Exhibit 4
Exhibit A
IRREVOCABLE PROXY
This Irrevocable Proxy (the "Agreement") is made this10 day of July,
2002 by the undersigned in favor of Xxxxxxx Xxxxxxx, an individual having a
business address at 00 Xxxx Xxxxxx, Xxx Xxxx, Xxx Xxxx 00000 ("Xxxxxxx").
PREAMBLE
WHEREAS, the undersigned, Xxxxxxx X. Xxxx ("Xxxx"), has agreed to sell
500,000 shares of the common stock, $0.001 par value (the "Common Stock")
Activeworlds Corp. (the "Company") to Xxxxxxx pursuant to a Securities Purchase
Agreement of even date herewith (the "Agreement") subject to the satisfaction of
the conditions set forth in the Agreement;
WHEREAS, Xxxx has agreed to sell an additional 1,305,948 shares of
Common Stock to the Company, pursuant to an Agreement and Plan of Exchange (the
"Exchange Agreement") between the Company, Activeworlds, Inc., a Nevada
Corporation (the "Subsidiary"), Xxxx and X.X. XxXxxxxxx, pursuant to which Xxxx
is to receive one half of the issued and outstanding shares of the Subsidiary
and the amount of $215,000 in cash (the "Transaction"); and
WHEREAS, Xxxx has agreed to xxxxx Xxxxxxx and his assigns an
irrevocable proxy to vote all of 1,905,948 shares of Common Stock beneficially
owned by him prior to the closing of the Transaction as a condition to
consummating the aforementioned sale;
NOW THEREFORE, in consideration of the mutual promises herein contained
and other good and valuable consideration, the receipt and sufficiency of which
is hereby acknowledged, the parties agree as follows:
1. Xxxx appoints Xxxxxxx and his assigns as his proxy over 1,905,948
shares of Common Stock beneficially owned by him, with full voting power over
such shares in any and all matters.

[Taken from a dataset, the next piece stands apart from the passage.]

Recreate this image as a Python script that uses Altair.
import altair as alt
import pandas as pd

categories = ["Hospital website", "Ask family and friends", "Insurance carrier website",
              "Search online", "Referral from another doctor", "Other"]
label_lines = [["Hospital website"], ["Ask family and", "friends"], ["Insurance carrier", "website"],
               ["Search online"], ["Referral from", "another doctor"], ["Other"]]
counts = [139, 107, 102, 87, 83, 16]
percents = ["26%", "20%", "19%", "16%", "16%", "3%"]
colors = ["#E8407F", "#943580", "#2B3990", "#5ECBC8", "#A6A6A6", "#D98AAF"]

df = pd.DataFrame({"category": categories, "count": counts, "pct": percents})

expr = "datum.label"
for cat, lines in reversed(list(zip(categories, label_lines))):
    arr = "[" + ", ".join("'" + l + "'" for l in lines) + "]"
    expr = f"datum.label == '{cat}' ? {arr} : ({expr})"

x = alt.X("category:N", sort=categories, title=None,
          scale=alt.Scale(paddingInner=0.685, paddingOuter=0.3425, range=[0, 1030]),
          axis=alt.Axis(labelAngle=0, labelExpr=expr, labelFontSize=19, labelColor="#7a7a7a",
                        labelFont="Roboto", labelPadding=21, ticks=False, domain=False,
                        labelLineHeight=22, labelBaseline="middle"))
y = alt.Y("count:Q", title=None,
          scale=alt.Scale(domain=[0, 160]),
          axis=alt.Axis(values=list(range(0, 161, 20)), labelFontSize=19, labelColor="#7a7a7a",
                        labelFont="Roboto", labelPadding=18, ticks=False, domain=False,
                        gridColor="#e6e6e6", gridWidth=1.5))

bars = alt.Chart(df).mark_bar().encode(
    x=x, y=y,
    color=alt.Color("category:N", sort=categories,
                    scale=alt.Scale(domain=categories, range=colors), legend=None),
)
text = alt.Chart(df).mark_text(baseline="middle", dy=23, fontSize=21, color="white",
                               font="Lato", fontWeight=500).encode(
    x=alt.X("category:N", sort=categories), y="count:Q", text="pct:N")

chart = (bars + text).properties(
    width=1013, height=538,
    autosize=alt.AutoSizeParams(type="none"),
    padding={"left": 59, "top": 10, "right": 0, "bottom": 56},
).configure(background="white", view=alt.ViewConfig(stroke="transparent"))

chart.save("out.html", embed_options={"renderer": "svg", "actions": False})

Xxxx hereby grants Xxxxxxx the authority to
execute any and all consents relating to such shares of Common Stock. This proxy
is coupled with an interest and is irrevocable. This proxy shall automatically
terminate and be of no force or effect upon any termination of the Agreement or
the Exchange Agreement in accordance with their terms. This proxy shall also
automatically terminate as it relates to the 100,000 shares of common stock that
will continue to be owned by Xxxx following his sale of the balance of his
shares to Activeworlds Corp. and Xxxxxxx.

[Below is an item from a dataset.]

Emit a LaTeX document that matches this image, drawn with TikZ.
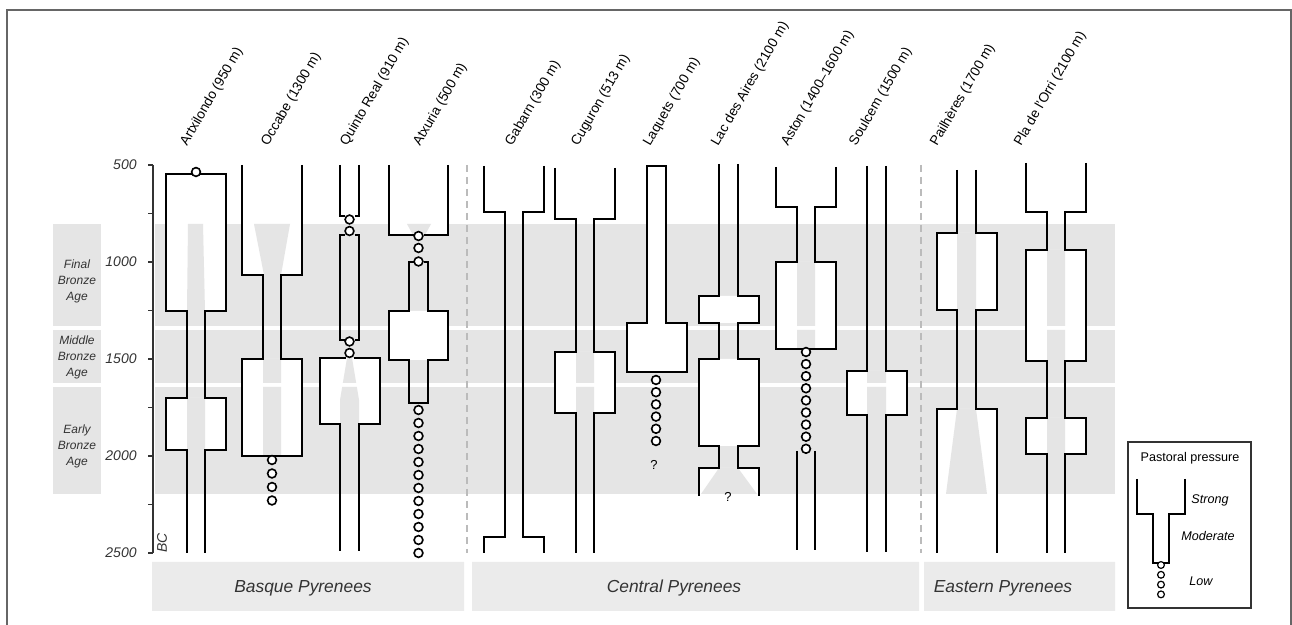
\documentclass[tikz,border=0pt]{standalone}
\usepackage{fontspec}
\setmainfont{Liberation Sans}
\definecolor{bandgrey}{HTML}{E5E5E5}
\definecolor{regiongrey}{HTML}{EBEBEB}
\definecolor{sepgrey}{HTML}{BBBBBB}
\definecolor{textgrey}{HTML}{333333}

\begin{document}
\begin{tikzpicture}
  [x=0.5pt,y=-0.5pt,
   prof/.style={line width=1pt,line join=miter},
   low/.style={line width=0.8pt,fill=white},
   axis/.style={line width=0.8pt,textgrey},
   site/.style={rotate=60,anchor=base west,inner sep=0pt,font=\fontsize{6.8}{8}\selectfont},
   yr/.style={anchor=east,inner sep=0pt,textgrey,font=\fontsize{7}{8}\selectfont\itshape},
   age/.style={align=center,inner sep=0pt,textgrey,font=\fontsize{6}{8}\selectfont\itshape},
   region/.style={inner sep=0pt,textgrey,font=\fontsize{8.7}{10}\selectfont\itshape},
   sep/.style={sepgrey,line width=1.2pt,dash pattern=on 3.5pt off 2.5pt},
   legtext/.style={inner sep=0pt,font=\fontsize{6.3}{8}\selectfont\itshape}]

  \useasboundingbox (0,0) rectangle (1292,625);
  \draw[line width=1pt,black!60] (6.5,625) -- (6.5,10) -- (1290.5,10) -- (1290.5,625);

  % periods
  \foreach \ya/\yb in {224/326,330/383,387/494} {
    \fill[bandgrey] (155,\ya) rectangle (1115,\yb);
    \fill[bandgrey] (53,\ya) rectangle (101,\yb);
  }
  \node[age] (final)  at (77,281) {Final\\Bronze\\Age};
  \node[age] (middle) at (77,357) {Middle\\Bronze\\Age};
  \node[age] (early)  at (77,446) {Early\\Bronze\\Age};

  % regions
  \fill[regiongrey] (152,562) rectangle (464,611) (472,562) rectangle (919,611) (924,562) rectangle (1115,611);
  \node[region] (basque)  at (303,588) {Basque Pyrenees};
  \node[region] (central) at (674,588) {Central Pyrenees};
  \node[region] (eastern) at (1003,588) {Eastern Pyrenees};

  \draw[sep] (467,165) -- (467,553);
  \draw[sep] (921,165) -- (921,553);

  % time axis
  \draw[axis] (153,165) -- (153,553);
  \foreach \y in {165,213.5,262,310.5,359,407.5,456,504.5,553}
    \draw[axis] (148,\y) -- (153,\y);
  \foreach \y/\v in {165/500,262/1000,359/1500,456/2000,553/2500}
    \node[yr] (yr\v) at (137,\y) {\v};
  \node[yr,rotate=90,anchor=center] (bc) at (162,543) {BC};

  % sites
  \foreach \x/\txt [count=\i] in {187/Artxilondo (950 m),268/Occabe (1300 m),347/Quinto Real (910 m),
      420/Atxuria (500 m),512/Gabarn (300 m),578/Cuguron (513 m),650/Laquets (700 m),
      718/Lac des Aires (2100 m),788/Aston (1400--1600 m),856/Soulcem (1500 m),
      937/Pailhères (1700 m),1021/Pla de l'Orri (2100 m)}
    \node[site] (site\i) at (\x,147) {\txt};

  % white insides of the strong phases
  \fill[white] (166,174) rectangle (226,311) (166,398) rectangle (226,450)
    (242,165) rectangle (302,275) (242,359) rectangle (302,456)
    (319,358) rectangle (379,424)
    (389,165) rectangle (448,235) (389,311) rectangle (448,360)
    (555,352) rectangle (615,413)
    (647,166) rectangle (666,323) (626,323) rectangle (686,372)
    (699,296) rectangle (759,323) (699,359) rectangle (759,446) (699,468) rectangle (759,496)
    (776,262) rectangle (836,349)
    (847,371) rectangle (907,415)
    (937,233) rectangle (997,310) (937,409) rectangle (997,553)
    (1026,250) rectangle (1086,361) (1026,418) rectangle (1086,454);

  % grey wedges seen through the profiles
  \begin{scope}
    \clip (155,224) rectangle (1115,326) (155,330) rectangle (1115,383) (155,387) rectangle (1115,494);
    \fill[bandgrey] (188,224) -- (203,224) -- (205,311) -- (187,311) -- cycle
      (187,398) rectangle (205,450)
      (254,224) -- (290,224) -- (281,275) -- (264,275) -- cycle
      (263,359) rectangle (281,456)
      (347,358) -- (352,358) -- (359,400) -- (359,424) -- (340,424) -- (340,400) -- cycle
      (407,224) -- (431,224) -- (425,235) -- (413,235) -- cycle
      (576,352) rectangle (594,413)
      (719,468) -- (738,468) -- (757,494) -- (701,494) -- cycle
      (797,262) rectangle (815,349)
      (867,371) rectangle (886,415)
      (957,233) rectangle (976,310)
      (957,409) -- (976,409) -- (987,494) -- (946,494) -- cycle
      (1047,250) rectangle (1065,361) (1047,418) rectangle (1065,454);
  \end{scope}

  % profiles (left and right halves)
  \foreach \side in {-1,1} {
    % Artxilondo
    \draw[prof] (196,174) -- (196+30*\side,174) -- (196+30*\side,311) -- (196+9*\side,311) -- (196+9*\side,398)
      -- (196+30*\side,398) -- (196+30*\side,450) -- (196+9*\side,450) -- (196+9*\side,553);
    % Occabe
    \draw[prof] (272+30*\side,165) -- (272+30*\side,275) -- (272+9*\side,275) -- (272+9*\side,359)
      -- (272+30*\side,359) -- (272+30*\side,456) -- (272,456);
    % Quinto Real
    \draw[prof] (349.5+9.5*\side,165) -- (349.5+9.5*\side,216) -- (349.5+5*\side,216);
    \draw[prof] (349.5+5*\side,235) -- (349.5+9.5*\side,235) -- (349.5+9.5*\side,340) -- (349.5+5*\side,340);
    \draw[prof] (349.5+4*\side,358) -- (349.5+30*\side,358) -- (349.5+30*\side,424) -- (349.5+9.5*\side,424)
      -- (349.5+9.5*\side,551);
    % Atxuria
    \draw[prof] (418.5+29.5*\side,165) -- (418.5+29.5*\side,235) -- (418.5+5*\side,235);
    \draw[prof] (418.5+5*\side,262) -- (418.5+9.5*\side,262) -- (418.5+9.5*\side,311) -- (418.5+29.5*\side,311)
      -- (418.5+29.5*\side,360) -- (418.5+9.5*\side,360) -- (418.5+9.5*\side,403) -- (418.5,403);
    % Gabarn
    \draw[prof] (514+30*\side,166) -- (514+30*\side,212) -- (514+9*\side,212) -- (514+9*\side,537)
      -- (514+30*\side,537) -- (514+30*\side,553);
    % Cuguron
    \draw[prof] (585+30*\side,168) -- (585+30*\side,219) -- (585+9*\side,219) -- (585+9*\side,352)
      -- (585+30*\side,352) -- (585+30*\side,413) -- (585+9*\side,413) -- (585+9*\side,553);
    % Laquets
    \draw[prof] (656.5,166) -- (656.5+9.5*\side,166) -- (656.5+9.5*\side,323) -- (656.5+30*\side,323)
      -- (656.5+30*\side,372) -- (656.5,372);
    % Lac des Aires
    \draw[prof] (728.5+9.5*\side,164) -- (728.5+9.5*\side,296) -- (728.5+30*\side,296) -- (728.5+30*\side,323)
      -- (728.5+9.5*\side,323) -- (728.5+9.5*\side,359) -- (728.5+30*\side,359) -- (728.5+30*\side,446)
      -- (728.5+9.5*\side,446) -- (728.5+9.5*\side,468) -- (728.5+30*\side,468) -- (728.5+30*\side,496);
    % Aston
    \draw[prof] (806+30*\side,167) -- (806+30*\side,207) -- (806+9*\side,207) -- (806+9*\side,262)
      -- (806+30*\side,262) -- (806+30*\side,349) -- (806,349);
    \draw[prof] (806+9*\side,451) -- (806+9*\side,550);
    % Soulcem
    \draw[prof] (876.5+9.5*\side,166) -- (876.5+9.5*\side,371) -- (876.5+30*\side,371) -- (876.5+30*\side,415)
      -- (876.5+9.5*\side,415) -- (876.5+9.5*\side,552);
    % Pailheres
    \draw[prof] (966.5+9.5*\side,170) -- (966.5+9.5*\side,233) -- (966.5+30*\side,233) -- (966.5+30*\side,310)
      -- (966.5+9.5*\side,310) -- (966.5+9.5*\side,409) -- (966.5+30*\side,409) -- (966.5+30*\side,553);
    % Pla de l'Orri
    \draw[prof] (1056+30*\side,163) -- (1056+30*\side,212) -- (1056+9*\side,212) -- (1056+9*\side,250)
      -- (1056+30*\side,250) -- (1056+30*\side,361) -- (1056+9*\side,361) -- (1056+9*\side,418)
      -- (1056+30*\side,418) -- (1056+30*\side,454) -- (1056+9*\side,454) -- (1056+9*\side,553);
  }

  % low pressure
  \draw[low] (196,172) circle[radius=2.2pt];
  \foreach \y in {460,473.5,487,500.5} \draw[low] (272,\y) circle[radius=2.2pt];
  \foreach \y in {219.5,231,341.5,353} \draw[low] (349.5,\y) circle[radius=2.2pt];
  \foreach \y in {236,248,261.5} \draw[low] (418.5,\y) circle[radius=2.2pt];
  \foreach \k in {0,...,11} \draw[low] (418.5,410+13*\k) circle[radius=2.2pt];
  \foreach \k in {0,...,5} \draw[low] (656,380+12.2*\k) circle[radius=2.2pt];
  \foreach \k in {0,...,8} \draw[low] (806,352+12.1*\k) circle[radius=2.2pt];
  \node[legtext,font=\fontsize{6.5}{8}\selectfont] (q1) at (654,465) {?};
  \node[legtext,font=\fontsize{6.5}{8}\selectfont] (q2) at (728,497) {?};

  % legend
  \draw[line width=0.6pt,textgrey] (1128,442) rectangle (1251,608);
  \node[legtext,font=\fontsize{6.3}{8}\selectfont] (legtitle) at (1190,458) {Pastoral pressure};
  \foreach \side in {-1,1}
    \draw[line width=0.8pt] (1161+24*\side,479) -- (1161+24*\side,514) -- (1161+8*\side,514) -- (1161+8*\side,563) -- (1161+3*\side,563);
  \foreach \k in {0,...,3} \draw[line width=0.6pt,fill=white] (1161,565+9.8*\k) circle[radius=1.7pt];
  \node[legtext] (strong)   at (1210,500) {Strong};
  \node[legtext] (moderate) at (1208,536) {Moderate};
  \node[legtext] (lowlab)   at (1201,581) {Low};
\end{tikzpicture}
\end{document}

2. This Agreement shall be binding on the parties and their legal
successors and assigns and shall continue in full force and effect until Xxxx no
longer owns any of the shares of the Company's common stock subject to this
Proxy.
3. This Agreement shall be governed by the laws of the State of
Delaware as applied to agreements entered into and performed in such state.
IN WITNESS WHEREOF, the parties hereto have set their hands and seals
as of the day and year first above written.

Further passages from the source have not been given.